Figura 1: Immagini del coronografo SOHO/LASCO relativi alla CME del 30 Agosto 2025. Credits NASA.

Come si vede dai dati dei satelliti geostazionari GOES, che orbitano a una distanza dal nostro pianeta di circa 42.400 km (corrispondenti a 6.6 volte il raggio della Terra), la CME ha raggiunto il nostro pianeta la sera del 1° settembre intorno alle 20.30 UT, in accordo con i nostri modelli che ne avevano previsto l’impatto alle 20.00 UT, con una tolleranza di più o meno 6 ore. Si vede infatti su entrambi i satelliti, una grossa e veloce variazione positiva del campo magnetico terrestre (linea rossa e linea blu).

Figura 2: Dati preliminari dei satelliti GOES. Credits NASA.

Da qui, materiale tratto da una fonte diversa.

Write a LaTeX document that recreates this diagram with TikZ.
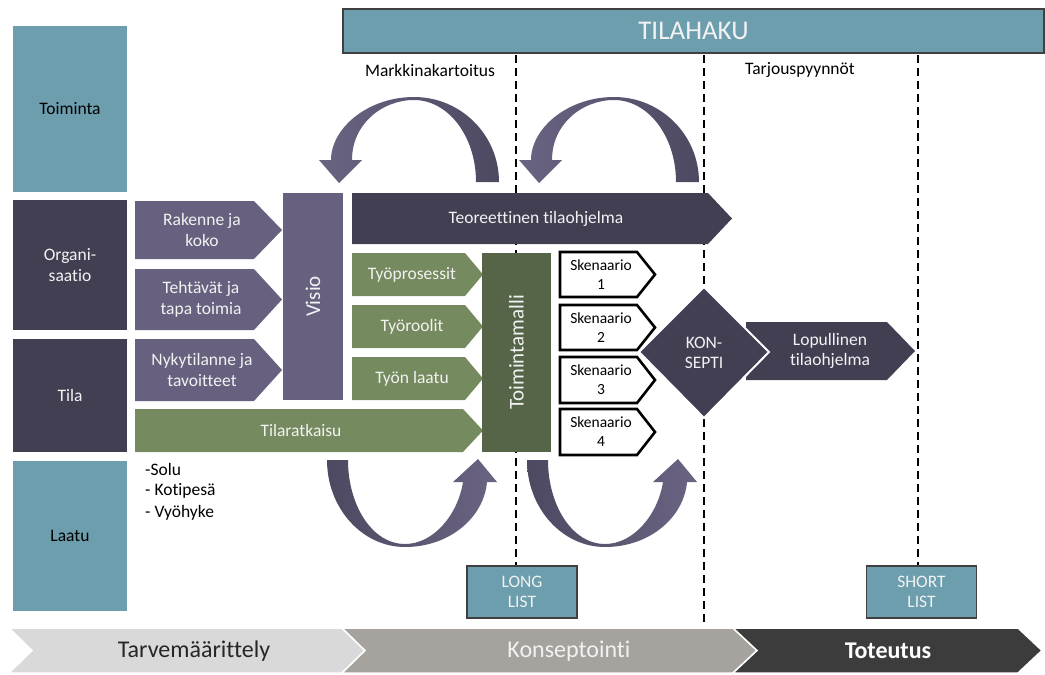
\documentclass[tikz,border=0pt]{standalone}
\usepackage{fontspec}
\setmainfont{Carlito}[Ligatures=NoCommon]
\usetikzlibrary{calc}

\definecolor{cTeal}{HTML}{6D9EAD}
\definecolor{cNavy}{HTML}{433F53}
\definecolor{cPurple}{HTML}{67617F}
\definecolor{cGreen}{HTML}{758B5F}
\definecolor{cDkGreen}{HTML}{566548}
\definecolor{cArcLight}{HTML}{6A6483}
\definecolor{cArcDark}{HTML}{4E4961}
\definecolor{cChevA}{HTML}{D9D9D9}
\definecolor{cChevB}{HTML}{A6A39E}
\definecolor{cChevC}{HTML}{3C3C3C}
\definecolor{cLight}{HTML}{F2F2F2}

% pentagon arrow: style, x0, ytop, xbody, ybottom, xtip
\newcommand{\pentarrow}[6]{%
  \path[#1] (#2,#3) -- (#4,#3) -- (#6,{(#3+#5)/2}) -- (#4,#5) -- (#2,#5) -- cycle;}

\tikzset{
  base/.style={font=\fontsize{17.5}{20.5}\selectfont},
  lbl/.style={base, align=center, inner sep=0pt},
  wlbl/.style={lbl, text=cLight},
  sidebox/.style={base, minimum width=114pt, inner sep=0pt, align=center},
  dashline/.style={line width=2.6pt, dash pattern=on 8pt off 5pt, black},
  listbox/.style={base, fill=cTeal, draw=black!75, line width=1.2pt,
    minimum width=110pt, minimum height=52pt, align=center, text=cLight, inner sep=0pt},
  skbox/.style={fill=white, draw=black, line width=2.6pt, line join=miter},
  skl/.style={align=center, inner sep=0pt, font=\fontsize{15.5}{19}\selectfont},
  chevtext/.style={font=\fontsize{24}{28}\selectfont, inner sep=0pt},
}

\begin{document}
\begin{tikzpicture}[x=1pt, y=-1pt]
\useasboundingbox (0,0) rectangle (1045,675);

% ---- top banner
\node[base, font=\fontsize{27}{30}\selectfont, fill=cTeal, draw=black!75, line width=1.4pt,
  minimum width=701pt, minimum height=44pt, text=cLight, inner sep=0pt]
  (tilahaku) at (693.5,31) {TILAHAKU};
\node[lbl] (markkina) at (430,70) {Markkinakartoitus};
\node[lbl] (tarjous) at (800,70) {Tarjouspyynnöt};

% ---- list boxes
\node[listbox] (long) at (522,592) {LONG\\LIST};
\node[listbox] (short) at (921.5,592) {SHORT\\LIST};

% ---- phase dividers (behind everything)
\coordinate (d1) at (516,55);
\coordinate (d2) at (704,55);
\coordinate (d3) at (918,55);
\coordinate (d2end) at (704,626);
\draw[dashline] (d1) -- (d1 |- long.north);
\draw[dashline] (d2) -- (d2end);
\draw[dashline] (d3) -- (d3 |- short.north);

% ---- left column
\node[sidebox, fill=cTeal, minimum height=166pt] (toiminta) at (70,109) {Toiminta};
\node[sidebox, fill=cNavy, minimum height=130pt, text=cLight] (org) at (70,265) {Organi-\\saatio};
\node[sidebox, fill=cNavy, minimum height=113pt, text=cLight] (tila) at (70,395.5) {Tila};
\node[sidebox, fill=cTeal, minimum height=150pt] (laatu) at (70,536) {Laatu};

% ---- purple inputs to Visio
\pentarrow{fill=cPurple}{135}{201}{254}{259}{282}
\pentarrow{fill=cPurple}{135}{269}{254}{330}{282}
\pentarrow{fill=cPurple}{135}{339}{254}{401}{282}
\node[wlbl] (rakenne) at (202,230) {Rakenne ja\\koko};
\node[wlbl] (tehtavat) at (201,299.5) {Tehtävät ja\\tapa toimia};
\node[wlbl] (nyky) at (202,370) {Nykytilanne ja\\tavoitteet};

\node[rotate=90, fill=cPurple, minimum width=207pt, minimum height=60pt, inner sep=0pt,
  text=cLight, font=\fontsize{21}{24}\selectfont] (visio) at (313,296.5) {Visio};

% ---- Tilaratkaisu
\pentarrow{fill=cGreen}{135}{409}{463}{452}{483}
\node[wlbl] (tilarat) at (301,430.5) {Tilaratkaisu};

% ---- list of space types
\node[base, anchor=west, inner sep=0pt] (solu) at (145,469) {-Solu};
\node[base, anchor=west, inner sep=0pt] (koti) at (145,491) {- Kotipesä};
\node[base, anchor=west, inner sep=0pt] (vyo) at (145,513) {- Vyöhyke};

% ---- theoretical programme
\pentarrow{fill=cNavy}{352}{193}{708}{244}{732}
\node[wlbl] (teor) at (536,218.5) {Teoreettinen tilaohjelma};

% ---- green inputs to Toimintamalli
\pentarrow{fill=cGreen}{352}{253}{465}{296}{483}
\pentarrow{fill=cGreen}{352}{305}{465}{348}{483}
\pentarrow{fill=cGreen}{352}{357}{465}{400}{483}
\node[wlbl] (prosessit) at (412,274.5) {Työprosessit};
\node[wlbl] (roolit) at (412,326.5) {Työroolit};
\node[wlbl] (laatu2) at (412,378.5) {Työn laatu};

\node[rotate=90, fill=cDkGreen, minimum width=199pt, minimum height=69pt, inner sep=0pt,
  text=cLight, font=\fontsize{21}{24}\selectfont] (tmalli) at (516.5,352.5) {Toimintamalli};

% ---- scenarios
\pentarrow{skbox}{560}{252}{637}{297}{655}
\pentarrow{skbox}{560}{305}{637}{350}{655}
\pentarrow{skbox}{560}{357}{637}{403}{655}
\pentarrow{skbox}{560}{409}{637}{455}{655}
\node[skl] (sk1) at (601,274.5) {Skenaario\\1};
\node[skl] (sk2) at (601,327.5) {Skenaario\\2};
\node[skl] (sk3) at (601,380) {Skenaario\\3};
\node[skl] (sk4) at (601,432) {Skenaario\\4};

% ---- final programme and concept
\pentarrow{fill=cNavy}{746}{322}{887}{380}{915}
\node[wlbl] (lopullinen) at (830,351) {Lopullinen\\tilaohjelma};
\path[fill=cNavy, draw=white, line width=2pt, line join=miter]
  (704,287) -- (769,352) -- (704,418) -- (639,352) -- cycle;
\node[wlbl] (konsepti) at (704,353) {KON-\\SEPTI};

% ---- iteration loops above
\foreach \dx in {0,200}{
  \begin{scope}[xshift=\dx pt]
  \path[left color=cArcLight, right color=cArcDark]
    (499,182) .. controls (499,135) and (461,97) .. (414,97)
    .. controls (368,97) and (331,128) .. (331,160)
    -- (319,160) -- (339,183) -- (362,160) -- (352,160)
    .. controls (352,124) and (382,100) .. (414,100)
    .. controls (448,100) and (476,136) .. (476,182) -- cycle;
  \end{scope}
}
% ---- iteration loops below
\foreach \dx in {0,200}{
  \begin{scope}[xshift=\dx pt]
  \path[left color=cArcDark, right color=cArcLight]
    (327,460) .. controls (327,508) and (362,547) .. (405,547)
    .. controls (450,547) and (484,517) .. (487,482)
    -- (497,482) -- (478,459) -- (453,482) -- (463,482)
    .. controls (458,514) and (434,544) .. (405,544)
    .. controls (372,544) and (348,505) .. (348,460) -- cycle;
  \end{scope}
}

% ---- phase chevrons
\path[fill=cChevA, draw=white, line width=1.5pt, line join=miter]
  (9,628) -- (342,628) -- (365,650.5) -- (342,673) -- (9,673) -- (32,650.5) -- cycle;
\path[fill=cChevB, draw=white, line width=1.5pt, line join=miter]
  (342,628) -- (733,628) -- (757,650.5) -- (733,673) -- (342,673) -- (365,650.5) -- cycle;
\path[fill=cChevC, draw=white, line width=1.5pt, line join=miter]
  (733,628) -- (1018,628) -- (1042,650.5) -- (1018,673) -- (733,673) -- (757,650.5) -- cycle;
\node[chevtext, text=black!85] (tarve) at (194,651) {Tarvemäärittely};
\node[chevtext, text=cLight] (konsept) at (569,651) {Konseptointi};
\node[chevtext, text=white, font=\fontsize{24}{28}\selectfont\bfseries] (toteutus) at (888,651) {Toteutus};
\end{tikzpicture}
\end{document}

Il servizio meteorologico spaziale della NOAA aveva emesso un’allerta per tempesta geomagnetica forte (livello G3) per il 2 settembre. Fortunatamente, la CME, sebbene caratterizzata da una velocità molto elevata (quasi 700 km/s) trasporta con sé, almeno per ora, un campo magnetico di origine solare positivo, ossia equiverso a quello del nostro pianeta. Questo ha reso, di fatto, il nostro scudo magnetico impenetrabile per la radiazione particellare proveniente dal Sole, provocando semplicemente una compressione del nostro campo magnetico e confinando gli effetti della CME alle altissime latitudini dove si sono viste splendide aurore (Figura 3) di colore verde (generate dall’interazione con l’ossigeno atmosferico) e viola (generate dall’interazione con l’azoto atmosferico).

Il gruppo di Space Weather dell’Università degli Studi dell’Aquila sta monitorando l’evoluzione della perturbazione grazie ai dati provenienti dalla rete di magnetometri (misuratori di campo magnetico) Europea EMMA (European quasi-Meridional Magnetometric Array) che gestisce insieme ad altri partner europei. “La situazione per ora non ci preoccupa perché, per fortuna, il nostro scudo magnetico è stato efficiente e ci ha protetti dagli effetti peggiori che questo tipo di eventi può generare – afferma il prof. Mirko Piersanti, docente del DSFC Dipartimento di Scienze fisiche e chimiche -. Tuttavia, la situazione può cambiare perché questo tipo di eventi ha carattere fortemente variabile, nel senso che il campo magnetico di origine solare trasportato dalla CME potrebbe ruotare e disporsi in maniera inversa rispetto a quello terrestre. In questo caso il nostro scudo subirebbe un’erosione lasciando passare la radiazione particellare della CME che penetrerebbe a più basse latitudini”.

Figura 3: Foto di David Glaser dalle Cascate Gooseberry in Minnesota (USA). Credits: Space Weather Gallery.

La dott.ssa Giulia D’Angelo, ricercatrice del DSFC – Dipartimento di Scienze fisiche e chimiche ed esperta di aurore del gruppo di Space Weather dell’Università degli Studi dell’Aquila, aggiunge: “Se questo dovesse accadere, oltre ad avere aurore a più bassa latitudine come accaduto per le tempeste di maggio e ottobre dello scorso anno, potrebbe rappresentare un problema per le reti elettriche nazionali europee che sarebbero esposte a dei carichi elettrici indotti dalla CME troppo elevati e portare, al limite, ad una serie di black-out. Nonché, danni alle telecomunicazioni e ai satelliti GPS”.

Il prof. Piersanti conclude: “Per ora, come si può vedere dai primi dati a nostra disposizione, la situazione è più che tranquilla con correnti elettriche indotte confinate alle alte latitudini e di intensità medio-bassa”.

Le prossime ore saranno cruciali per capire l’intensità di questa tempesta.

Figura 4: Correnti indotte a terra lungo la rete di magnetometri Europea EMMA al momento dell’arrivo della CME. Credits: Università degli Studi dell’Aquila.